Namun dalam RPH berikutnya, masih berkenaan dengan norma Pasal 169 huruf q UU 7/2017, RPH kemudian dihadiri oleh sembilan hakim konstitusi. Beberapa hakim yang dalam perkara nomor 29-51-55/PUU-XXI/2023 telah memosisikan Pasal 169 huruf q UU 7/2017 sebagai kebijakan hukum terbuka pembentuk UU tiba-tiba menunjukkan ketertarikan dengan model alternatif yang dimohonkan di dalam petitum 90/PUU-XXI/2023. yang dimohonkan mahasiswa Universitas Surakarta (UNSA) Almas Tsaqibbirru

Padahal kata Saldi, model alternatif yang dimohonkan oleh dalam Perkara Nomor 90/PUU-XXI/2023 secara 
substansial telah dinyatakan sebagai kebijakan hukum terbuka juga dalam Putusan Mahkamah Konstitusi Nomor 29-51-55/PUU-XXI/2023.

"Tanda-tanda mulai bergeser dan berubahnya pandangan serta pendapat beberapa hakim dari Putusan Mahkamah Konstitusi Nomor 29-51-55/PUUXXI/2023 tersebut telah memicu pembahasan yang jauh lebih detail dan ulet. Karena itu, pembahasan terpaksa ditunda dan diulang beberapa kali," katanya, disiarkan kanal MK.

Keanehan lain kata dia, para pemohon perkara nomor 90-91/PUU-XXI/2023 sempat menarik permohonannya dan kemudian sehari setelahnya membatalkan kembali penarikan tersebut. 

"Bahwa terlepas dari 'misteri' yang menyelimuti penarikan dan pembatalan penarikan tersebut yang hanya berselang satu hari, sebagian hakim konstitusi dalam putusan Mahkamah Konstitusi Nomor 29-51-55/PUU-XXI/2023 berada pada posisi Pasal 169 huruf q UU 7/2017 sebagai kebijakan hukum terbuka pembentuk 
undang undang, kemudian pindah haluan dan mengambil posisi akhir dengan mengabulkan sebagian Perkara Nomor 90/PUU-XXI/2023," ujar Saldi Isra.

Dia mempertanyakan jikalau RPH tetap dihadiri oleh 8 hakim MK apakah putusan akan tetap menolak gugatan uji materiil tersebut.
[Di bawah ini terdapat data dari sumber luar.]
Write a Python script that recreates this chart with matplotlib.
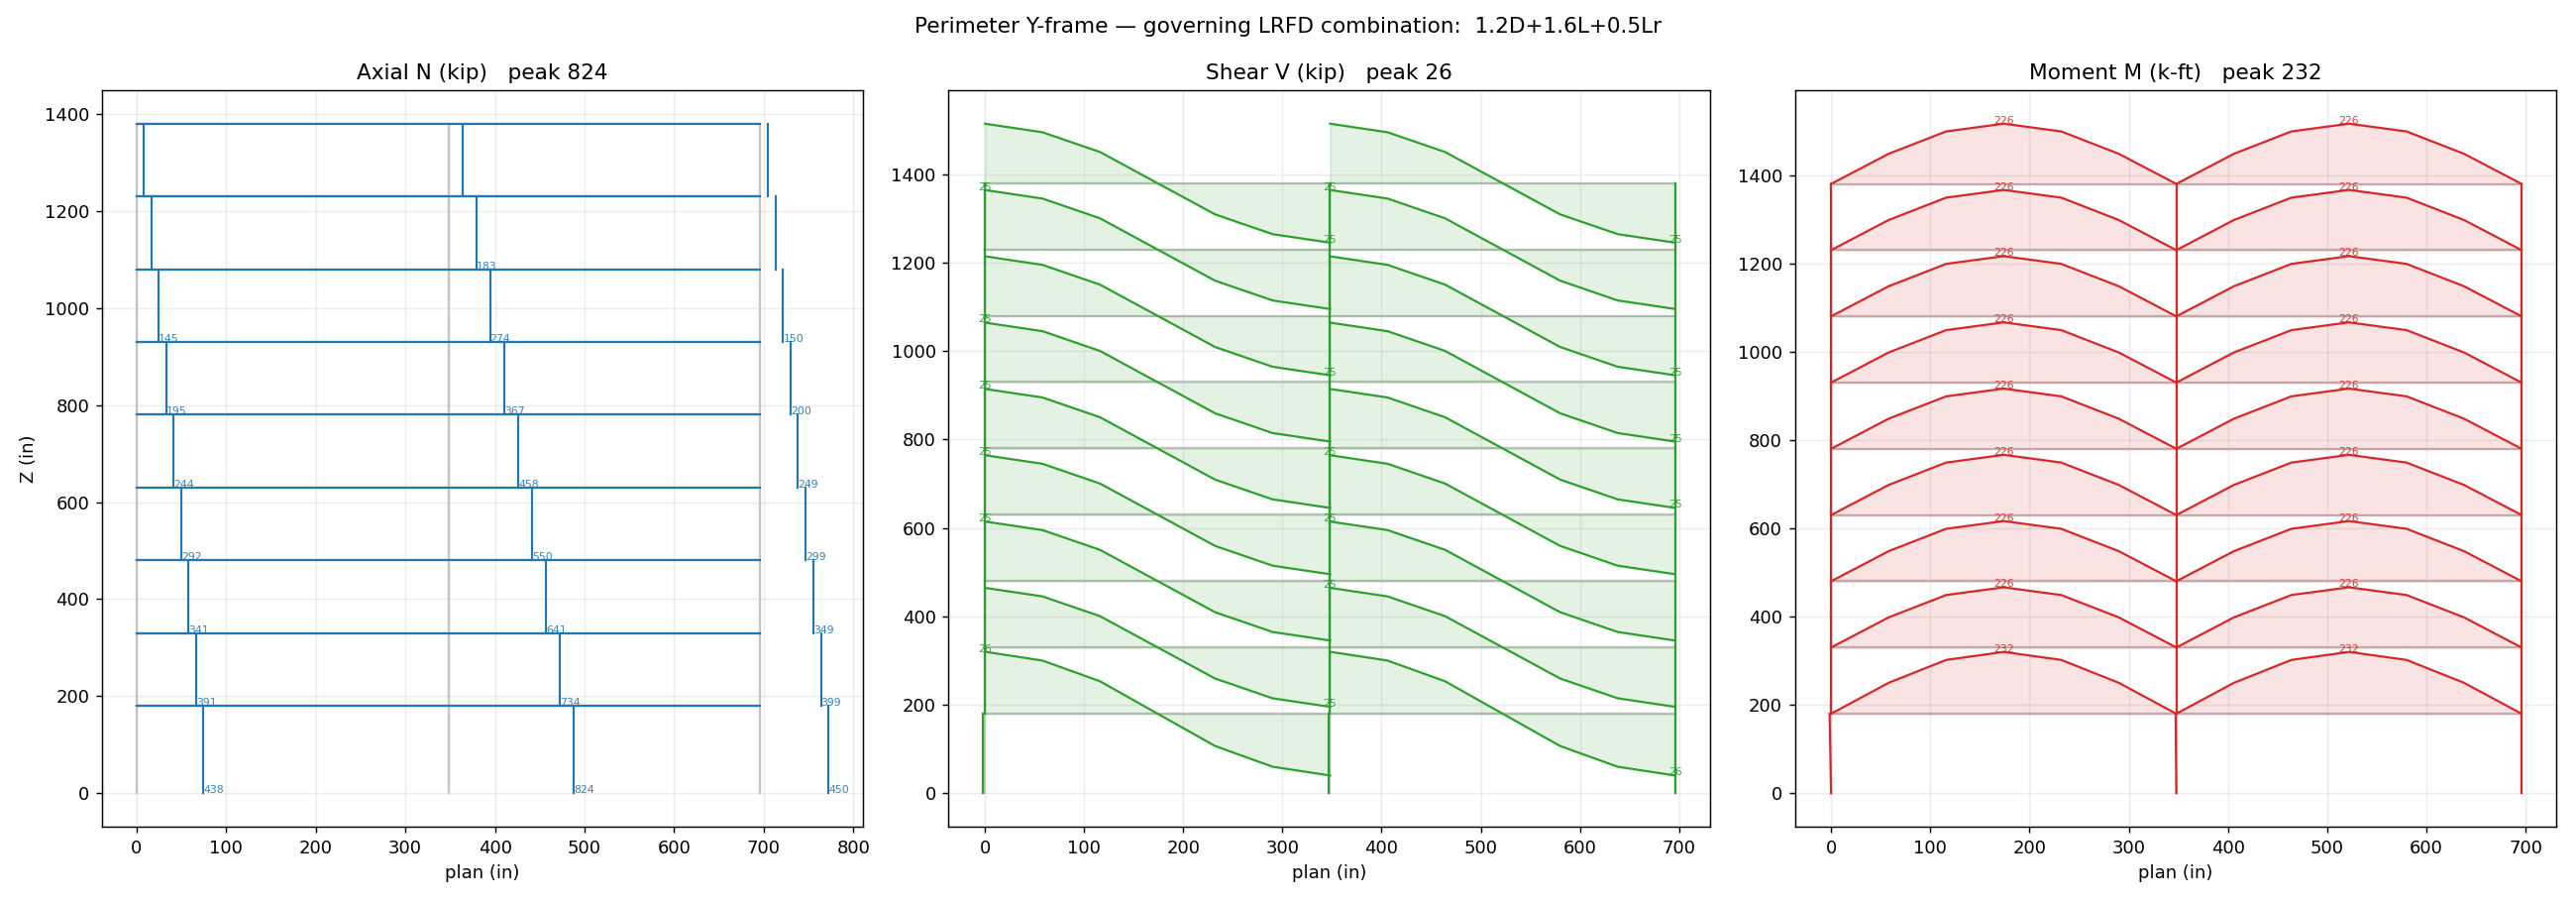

Saldi juga sempat mengatakan bahwa ada hakim yang berpendapat bahwa putusan ini harus cepat dikeluarkan lantaran berkejaran dengan tahapan pemilu. Padahal menurut hakim MK ini, belum ada titik temu yang jelas dan menyita waktu perdebatan tentang amar frase jabatan publik berupa elected official yang dikabulkan itu.

"Namun demikian, di antara sebagian hakim yang tergabung dalam gerbong 'mengabulkan sebagian' tersebut seperti tengah  berpacu dengan tahapan pemilihan umum presiden dan wakil presiden sehingga yang bersangkutan terus mendorong dan terkesan terlalu bernafsu untuk cepat-cepat memutus perkara a quo," tutupnya.

Diketahui empat hakim yang menolak yaitu Saldi Isra, Arief Hidayat, Wahiduddin Adams dan Suhartoyo. Sementara hakim yang mengabulkan yakni Anwar Usman, Manahan Sitompul, Guntur Hamzah dan dua orang lagi mengabulkan dengan menambahkan opini berbeda (concurring opinion) yakni Enny Nurbaningsih dan Daniel Yusmic.